Posts like this one and future posts about me are my attempts to reread these pages of my history, so as to understand and share lessons of my past with a brutal amount of honesty. I say this because, for many circumstances I find that nostalgia and longing often muddy the waters of gleaning valuable information. Also, our memories are usually incomplete and slightly biased anyway, so the honesty about certain situations I will share about my past is an attempt to, at least even slightly, course correct and fend off these biases. Finally, I also recognize that a lot of these stories from my past may even sound too good to be true, but rest assured, if I wanted to make things up, the stories would almost certainly involve ninjitsu dinosaurs and sandwiches cut in the shape of rhombuses that sound like ducks talking with Scandinavian accents.
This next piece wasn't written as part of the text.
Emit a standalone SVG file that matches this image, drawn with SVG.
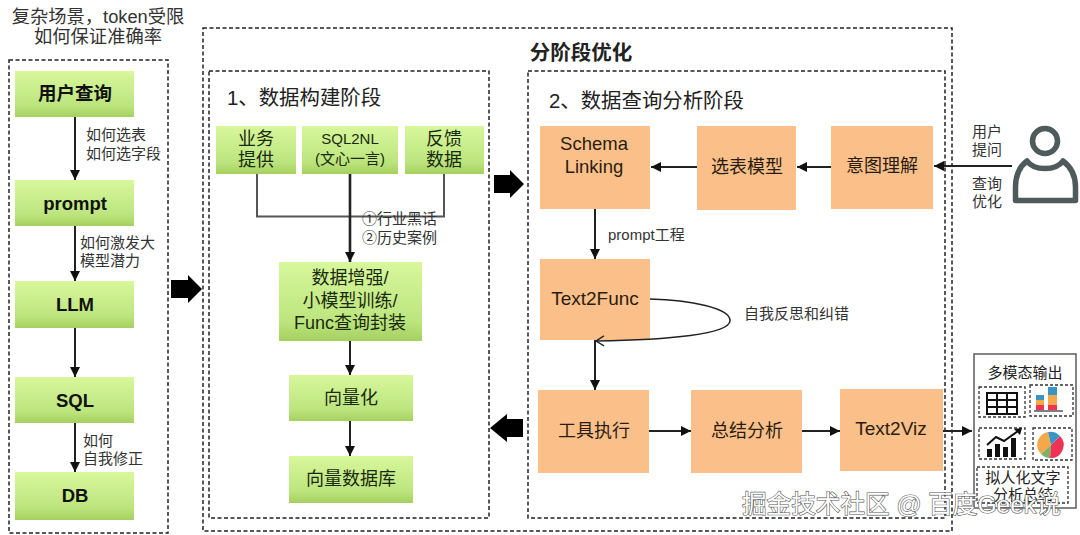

***Please note: It is absolutely not my intention to demean or belittle my family or the other people I mention in this post. I’m just trying to be blunt in my recollections of things. Also, do not misconstrue my bluntness as having a cavalier attitude toward the occasional racism my elders exhibited. The bluntness isn’t just to counteract the nostalgia effect, but also to just be honest. The stories about my life that follow this post will dive deeper into certain scenarios mentioned above, and hopefully provide more context into the their characters, but also help me understand some of the choices I’ve made thus far in my journey on this planet.